■ **Aim of the exercise**:
Skip any picture you find and retype all the remaining lines exactly.

##### Dataset section #####

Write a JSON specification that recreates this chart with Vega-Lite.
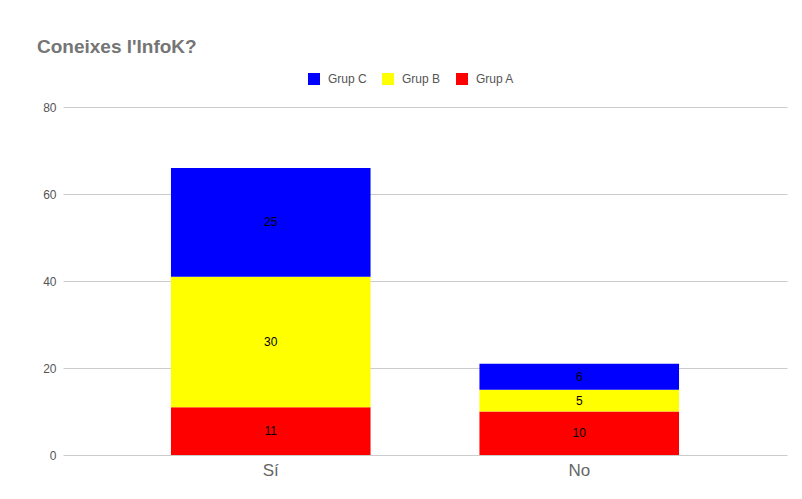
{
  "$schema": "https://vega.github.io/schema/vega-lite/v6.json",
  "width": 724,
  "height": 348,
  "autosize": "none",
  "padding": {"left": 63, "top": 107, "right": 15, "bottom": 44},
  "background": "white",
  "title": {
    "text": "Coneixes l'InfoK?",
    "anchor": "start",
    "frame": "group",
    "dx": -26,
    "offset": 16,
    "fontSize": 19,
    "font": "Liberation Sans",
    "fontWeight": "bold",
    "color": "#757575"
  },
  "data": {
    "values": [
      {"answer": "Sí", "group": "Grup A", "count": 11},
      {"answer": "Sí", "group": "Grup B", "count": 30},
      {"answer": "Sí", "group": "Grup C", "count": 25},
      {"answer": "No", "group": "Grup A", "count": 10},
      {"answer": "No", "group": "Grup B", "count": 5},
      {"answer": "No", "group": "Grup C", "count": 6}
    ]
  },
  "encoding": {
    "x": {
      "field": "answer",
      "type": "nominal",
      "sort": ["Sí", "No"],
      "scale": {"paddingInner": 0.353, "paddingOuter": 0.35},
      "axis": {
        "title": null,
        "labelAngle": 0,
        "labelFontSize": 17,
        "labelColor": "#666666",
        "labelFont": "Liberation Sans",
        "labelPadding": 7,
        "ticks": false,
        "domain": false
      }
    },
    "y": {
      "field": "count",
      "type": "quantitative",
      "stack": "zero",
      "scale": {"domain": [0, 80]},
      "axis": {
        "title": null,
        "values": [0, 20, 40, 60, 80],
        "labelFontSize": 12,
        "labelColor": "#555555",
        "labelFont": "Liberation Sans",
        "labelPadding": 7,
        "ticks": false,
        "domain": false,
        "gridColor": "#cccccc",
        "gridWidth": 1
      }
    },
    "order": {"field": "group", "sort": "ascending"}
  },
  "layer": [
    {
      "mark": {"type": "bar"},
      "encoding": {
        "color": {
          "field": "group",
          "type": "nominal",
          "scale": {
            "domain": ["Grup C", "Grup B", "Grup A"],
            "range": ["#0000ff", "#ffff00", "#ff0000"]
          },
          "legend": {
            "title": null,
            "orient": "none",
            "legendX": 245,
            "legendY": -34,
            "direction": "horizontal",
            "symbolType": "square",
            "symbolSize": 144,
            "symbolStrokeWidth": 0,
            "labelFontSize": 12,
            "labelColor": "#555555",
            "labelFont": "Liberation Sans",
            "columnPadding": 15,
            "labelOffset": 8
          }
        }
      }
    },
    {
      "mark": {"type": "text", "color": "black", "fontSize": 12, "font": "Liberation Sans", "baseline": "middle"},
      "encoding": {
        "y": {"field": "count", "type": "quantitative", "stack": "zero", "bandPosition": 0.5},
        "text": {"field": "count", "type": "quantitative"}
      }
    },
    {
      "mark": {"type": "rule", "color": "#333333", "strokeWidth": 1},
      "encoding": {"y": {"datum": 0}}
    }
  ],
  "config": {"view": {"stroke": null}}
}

#####

■ **Result of the task**:
Write a JSON specification that recreates this chart with Vega-Lite.
{
  "$schema": "https://vega.github.io/schema/vega-lite/v6.json",
  "width": 724,
  "height": 348,
  "autosize": "none",
  "padding": {"left": 63, "top": 107, "right": 15, "bottom": 44},
  "background": "white",
  "title": {
    "text": "Coneixes l'InfoK?",
    "anchor": "start",
    "frame": "group",
    "dx": -26,
    "offset": 16,
    "fontSize": 19,
    "font": "Liberation Sans",
    "fontWeight": "bold",
    "color": "#757575"
  },
  "data": {
    "values": [
      {"answer": "Sí", "group": "Grup A", "count": 11},
      {"answer": "Sí", "group": "Grup B", "count": 30},
      {"answer": "Sí", "group": "Grup C", "count": 25},
      {"answer": "No", "group": "Grup A", "count": 10},
      {"answer": "No", "group": "Grup B", "count": 5},
      {"answer": "No", "group": "Grup C", "count": 6}
    ]
  },
  "encoding": {
    "x": {
      "field": "answer",
      "type": "nominal",
      "sort": ["Sí", "No"],
      "scale": {"paddingInner": 0.353, "paddingOuter": 0.35},
      "axis": {
        "title": null,
        "labelAngle": 0,
        "labelFontSize": 17,
        "labelColor": "#666666",
        "labelFont": "Liberation Sans",
        "labelPadding": 7,
        "ticks": false,
        "domain": false
      }
    },
    "y": {
      "field": "count",
      "type": "quantitative",
      "stack": "zero",
      "scale": {"domain": [0, 80]},
      "axis": {
        "title": null,
        "values": [0, 20, 40, 60, 80],
        "labelFontSize": 12,
        "labelColor": "#555555",
        "labelFont": "Liberation Sans",
        "labelPadding": 7,
        "ticks": false,
        "domain": false,
        "gridColor": "#cccccc",
        "gridWidth": 1
      }
    },
    "order": {"field": "group", "sort": "ascending"}
  },
  "layer": [
    {
      "mark": {"type": "bar"},
      "encoding": {
        "color": {
          "field": "group",
          "type": "nominal",
          "scale": {
            "domain": ["Grup C", "Grup B", "Grup A"],
            "range": ["#0000ff", "#ffff00", "#ff0000"]
          },
          "legend": {
            "title": null,
            "orient": "none",
            "legendX": 245,
            "legendY": -34,
            "direction": "horizontal",
            "symbolType": "square",
            "symbolSize": 144,
            "symbolStrokeWidth": 0,
            "labelFontSize": 12,
            "labelColor": "#555555",
            "labelFont": "Liberation Sans",
            "columnPadding": 15,
            "labelOffset": 8
          }
        }
      }
    },
    {
      "mark": {"type": "text", "color": "black", "fontSize": 12, "font": "Liberation Sans", "baseline": "middle"},
      "encoding": {
        "y": {"field": "count", "type": "quantitative", "stack": "zero", "bandPosition": 0.5},
        "text": {"field": "count", "type": "quantitative"}
      }
    },
    {
      "mark": {"type": "rule", "color": "#333333", "strokeWidth": 1},
      "encoding": {"y": {"datum": 0}}
    }
  ],
  "config": {"view": {"stroke": null}}
}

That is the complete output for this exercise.